Closed deZakelijke closed 3 years ago
This will probably be the invertible mapping from higher to lower dimensions, discussed in https://github.com/deZakelijke/causal_effect_inference_with_normalizing_flows/issues/18
Solving that problem is a significant contribution on its own
So it seems this will take another form. The idea in #18 had other problems so that was scrapped. A possible idea is to have a two-headed flow with the intervention as a context sort of thing.
Right now there are two directions that are being explored. The first one is discussed in #19 and #20 and is based on the coupling layers of the RealNVP. The major downside of it is that it isn't well suited for low dimensional data, which the outcome variable always is. The advantage is that the functions/neural networks that compute the translation and scaling of the coupling layers are unrestricted. This means the intervention variable can be used in some arbitrary way that doesn't restrict us. The second option we are considering is based on Gaussianisation Flows, as discussed in #26. It is a normalising flow type that even works on one-dimensional data. The downside is that there is not yet an obvious way to incorporate the intervention variable. We can't use a multi-headed architecture directly, as we are using a continuous intervention.

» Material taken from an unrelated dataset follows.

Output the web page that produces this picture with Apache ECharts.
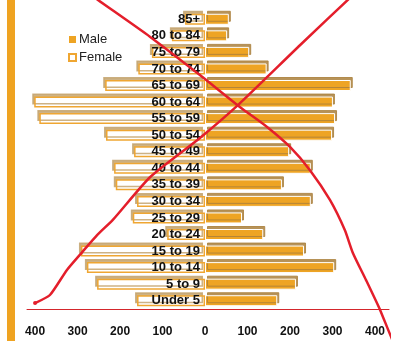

An idea to overcome that is to separate the length and direction of the intervention vector, but that is more of a hunch than an actual idea.
In either case, we have the higher-level problem of how we want the variables to be connected. The very first idea had two flows. One to infer z from all our observed variables and one to do the intervention. This ran into the dimensionality problem as described in #18. The second idea was to have one flow that only has x and y as input on one side. The intervention variable was not seen as a regular input but as a 'context'. This wasn't ideal either. But maybe the first idea can be rephrased in a useful way. What if we keep two flows, but don't take all variables as input for the inference step. It seems like discarding information, but during test time we don't have y and t anyway. All information is taken from x. The problem remains that in the intervention half of the model we want to predict a scalar but we have a high-dimensional input. We can of course just project it down to lower dimensions but that returns our problem that normalising flows and dimension mismatches don't work together. It is also an option to have the intervention part not to be a conventional NF. We could train it in a conventional supervised way, just as the decoder part of the CEVAE, and possibly even change the MLP with a dimensionality reduction layer followed by Gaussianisation Flow layers.
To make an actual contribution I have to design a new component of a Normalising Flow architecture that makes it a 'causal flow'. To do that I have identify an issue with the simple extension of the CEVAE and the CEVAE itself and see how that can be improved on.